Reproduce the listing below exactly, beginning with its first line and ending with the line that holds "sans-serif', size: 17, color: textColor"; pictures are not part of the copy.

* BEGIN Dataset extract *

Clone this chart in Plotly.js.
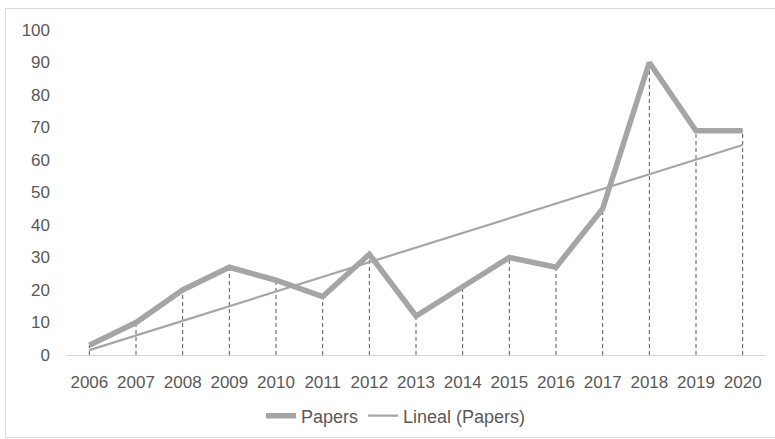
<!DOCTYPE html>
<html>
<head>
<meta charset="utf-8">
<script src="https://cdn.plot.ly/plotly-3.0.1.min.js"></script>
<style>
  html, body { margin: 0; padding: 0; background: #ffffff; }
  #chart { width: 775px; height: 439px; }
</style>
</head>
<body>
<div id="chart"></div>
<script>
// Data
const years = ['2006','2007','2008','2009','2010','2011','2012','2013','2014','2015','2016','2017','2018','2019','2020'];
const papers = [3, 10, 20, 27, 23, 18, 31, 12, 21, 30, 27, 45, 90, 69, 69];
const trendYears = ['2006', '2020'];
const trendValues = [1.5, 64.6];
const yTicks = [0, 10, 20, 30, 40, 50, 60, 70, 80, 90, 100];

// Drop lines from each point down to the axis
const dropX = [], dropY = [];
years.forEach((yr, i) => { dropX.push(yr, yr, null); dropY.push(0, papers[i], null); });

const textColor = '#595959';
const font = { family: 'Liberation Sans, Arial, sans-serif', size: 17, color: textColor };

const traces = [
  {
    x: dropX, y: dropY, type: 'scatter', mode: 'lines',
    line: { color: '#595959', width: 1, dash: '4px,3px' },
    showlegend: false, hoverinfo: 'skip'
  },
  {
    x: years, y: papers, type: 'scatter', mode: 'lines', name: 'Papers',
    line: { color: '#A5A5A5', width: 5.5 }
  },
  {
    x: trendYears, y: trendValues, type: 'scatter', mode: 'lines', name: 'Lineal (Papers)',
    line: { color: '#A5A5A5', width: 2.2 }
  }
];

// plot area: x 66..766, y 30..355
const W = 775, H = 439;
const L = 66, R = 766, T = 30, B = 355;
const px = v => (v - L) / (R - L);
const py = v => (B - v) / (B - T);

const layout = {
  width: W, height: H,
  margin: { l: L, r: W - R, t: T, b: H - B, pad: 0 },
  paper_bgcolor: '#ffffff', plot_bgcolor: '#ffffff',
  font: font,
  showlegend: true,
  legend: {
    orientation: 'h',
    xref: 'container', yref: 'container',
    x: 261 / W, xanchor: 'left', y: 1 - 416 / H, yanchor: 'middle',
    font: { family: font.family, size: 18, color: textColor },
    traceorder: 'normal'
  },
  xaxis: {
    type: 'category', categoryorder: 'array', categoryarray: years,
    range: [-0.5, years.length - 0.5],
    showgrid: false, zeroline: false,
    showline: true, linecolor: '#D9D9D9', linewidth: 1,
    ticks: '', ticklabelstandoff: 12,
    tickfont: { family: font.family, size: 17, color: textColor },
    fixedrange: true
  },
  yaxis: {
    range: [0, 100], tickmode: 'array', tickvals: yTicks, ticktext: yTicks.map(String),
    showgrid: false, zeroline: false, showline: false,
    ticks: '', ticklabelstandoff: 15,
    tickfont: { family: font.family, size: 17, color: textColor },
    fixedrange: true
  },
  shapes: [
    {
      type: 'rect', xref: 'paper', yref: 'paper',
      x0: px(5.5), x1: px(790), y0: py(437.5), y1: py(8.5),
      line: { color: '#D9D9D9', width: 1 }, fillcolor: 'rgba(0,0,0,0)', layer: 'below'
    }
  ]
};

Plotly.newPlot('chart', traces, layout, { displayModeBar: false, staticPlot: true });
</script>
</body>
</html>
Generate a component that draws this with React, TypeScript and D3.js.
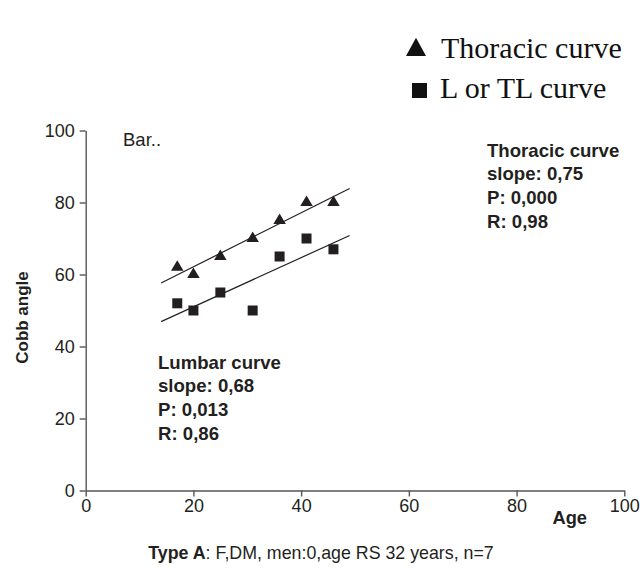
import React, { useRef, useEffect } from "react";
import * as d3 from "d3";

const ages = [17, 20, 25, 31, 36, 41, 46];
const thoracic = [62, 60, 65, 70, 75, 80, 80];
const lumbar = [52, 50, 55, 50, 65, 70, 67];
const fitRange = [14, 49];
const xTicks = [0, 20, 40, 60, 80, 100];
const yTicks = [0, 20, 40, 60, 80, 100];
const thoracicStats = ["Thoracic curve", "slope: 0,75", "P: 0,000", "R: 0,98"];
const lumbarStats = ["Lumbar curve", "slope: 0,68", "P: 0,013", "R: 0,86"];

function fit(xs: number[], ys: number[]) {
  const mx = d3.mean(xs) || 0;
  const my = d3.mean(ys) || 0;
  const sxy = d3.sum(xs, (x, i) => (x - mx) * (ys[i] - my));
  const sxx = d3.sum(xs, (x) => (x - mx) * (x - mx));
  const b = sxy / sxx;
  return (x: number) => my + b * (x - mx);
}

// triangle centred on its centroid
const triPath = (w: number, h: number) =>
  `M0,${(-h * 2) / 3}L${w / 2},${h / 3}L${-w / 2},${h / 3}Z`;

export default function App() {
  const svgRef = useRef<SVGSVGElement>(null);

  useEffect(() => {
    if (!svgRef.current) return;
    const svg = d3.select(svgRef.current);
    svg.selectAll("*").remove();

    const width = 642;
    const height = 572;
    const sans = "'Liberation Sans', Arial, sans-serif";
    const serif = "'Liberation Serif', 'Times New Roman', serif";
    const ink = "#231f20";

    svg.attr("width", width).attr("height", height);
    svg.append("rect").attr("width", width).attr("height", height).attr("fill", "#fff");

    const x = d3.scaleLinear().domain([0, 100]).range([85.7, 624.3]);
    const y = d3.scaleLinear().domain([0, 100]).range([490.5, 130.5]);

    // Y axis
    const yAxis = svg
      .append("g")
      .attr("transform", `translate(${x(0)},0)`)
      .call(d3.axisLeft(y).tickValues(yTicks).tickSize(6).tickSizeOuter(0).tickPadding(5));
    yAxis.selectAll("text").attr("font-size", "18px").attr("font-family", sans).attr("fill", ink);

    // X axis
    const xAxis = svg
      .append("g")
      .attr("transform", `translate(0,${y(0)})`)
      .call(d3.axisBottom(x).tickValues(xTicks).tickSize(6).tickSizeOuter(0).tickPadding(3));
    xAxis.selectAll("text").attr("font-size", "18px").attr("font-family", sans).attr("fill", ink);
    svg.selectAll(".domain, .tick line").attr("stroke", "#555").attr("stroke-width", 1.4);

    // Regression lines
    [thoracic, lumbar].forEach((ys) => {
      const f = fit(ages, ys);
      svg
        .append("line")
        .attr("x1", x(fitRange[0]))
        .attr("x2", x(fitRange[1]))
        .attr("y1", y(f(fitRange[0])))
        .attr("y2", y(f(fitRange[1])))
        .attr("stroke", ink)
        .attr("stroke-width", 1.2);
    });

    // Points
    ages.forEach((a, i) => {
      svg
        .append("path")
        .attr("d", triPath(12.5, 10.5))
        .attr("transform", `translate(${x(a)},${y(thoracic[i])})`)
        .attr("fill", ink);
      svg
        .append("rect")
        .attr("x", x(a) - 5)
        .attr("y", y(lumbar[i]) - 5)
        .attr("width", 10)
        .attr("height", 10)
        .attr("fill", ink);
    });

    // Stats text
    const stats = (lines: string[], tx: number, ty: number) => {
      lines.forEach((t, i) => {
        svg
          .append("text")
          .attr("x", tx)
          .attr("y", ty + i * 23.7)
          .attr("font-family", sans)
          .attr("font-weight", "bold")
          .attr("font-size", "18.6px")
          .attr("fill", ink)
          .text(t);
      });
    };
    stats(thoracicStats, 487, 156.5);
    stats(lumbarStats, 158, 368.5);

    svg
      .append("text")
      .attr("x", 123)
      .attr("y", 146)
      .attr("font-family", sans)
      .attr("font-size", "18.5px")
      .attr("fill", ink)
      .text("Bar..");

    // Axis titles
    svg
      .append("text")
      .attr("transform", "translate(28,317.5) rotate(-90)")
      .attr("text-anchor", "middle")
      .attr("font-family", sans)
      .attr("font-weight", "bold")
      .attr("font-size", "17px")
      .attr("fill", ink)
      .text("Cobb angle");
    svg
      .append("text")
      .attr("x", 552.5)
      .attr("y", 524)
      .attr("font-family", sans)
      .attr("font-weight", "bold")
      .attr("font-size", "18.3px")
      .attr("fill", ink)
      .text("Age");

    // Caption
    const cap = svg
      .append("text")
      .attr("x", 321)
      .attr("y", 559)
      .attr("text-anchor", "middle")
      .attr("font-family", sans)
      .attr("font-size", "17.8px")
      .attr("fill", ink);
    cap.append("tspan").attr("font-weight", "bold").text("Type A");
    cap.append("tspan").text(": F,DM, men:0,age RS 32 years, n=7");

    // Legend
    const legend = svg.append("g");
    legend
      .append("path")
      .attr("d", "M416,37.7L426,56L406,56Z")
      .attr("fill", "#111");
    legend
      .append("rect")
      .attr("x", 412)
      .attr("y", 83)
      .attr("width", 15)
      .attr("height", 15)
      .attr("fill", "#111");
    legend
      .append("text")
      .attr("x", 441)
      .attr("y", 58)
      .attr("font-family", serif)
      .attr("font-size", "30px")
      .attr("fill", "#111")
      .text("Thoracic curve");
    legend
      .append("text")
      .attr("x", 440)
      .attr("y", 98)
      .attr("font-family", serif)
      .attr("font-size", "30px")
      .attr("fill", "#111")
      .text("L or TL curve");
  }, []);

  return <svg ref={svgRef} style={{ position: "absolute", left: 0, top: 0 }} />;
}
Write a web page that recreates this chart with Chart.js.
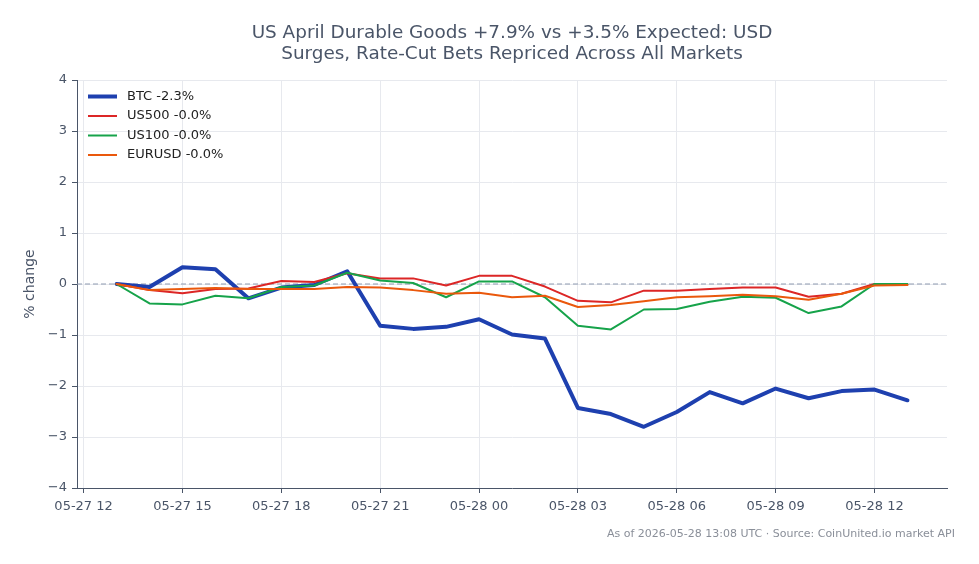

* END Dataset extract *

### Result:
Clone this chart in Plotly.js.
<!DOCTYPE html>
<html>
<head>
<meta charset="utf-8">
<script src="https://cdn.plot.ly/plotly-3.0.1.min.js"></script>
<style>
  html, body { margin: 0; padding: 0; background: #ffffff; }
  #chart { width: 775px; height: 439px; }
</style>
</head>
<body>
<div id="chart"></div>
<script>
// Data
const years = ['2006','2007','2008','2009','2010','2011','2012','2013','2014','2015','2016','2017','2018','2019','2020'];
const papers = [3, 10, 20, 27, 23, 18, 31, 12, 21, 30, 27, 45, 90, 69, 69];
const trendYears = ['2006', '2020'];
const trendValues = [1.5, 64.6];
const yTicks = [0, 10, 20, 30, 40, 50, 60, 70, 80, 90, 100];

// Drop lines from each point down to the axis
const dropX = [], dropY = [];
years.forEach((yr, i) => { dropX.push(yr, yr, null); dropY.push(0, papers[i], null); });

const textColor = '#595959';
const font = { family: 'Liberation Sans, Arial, sans-serif', size: 17, color: textColor };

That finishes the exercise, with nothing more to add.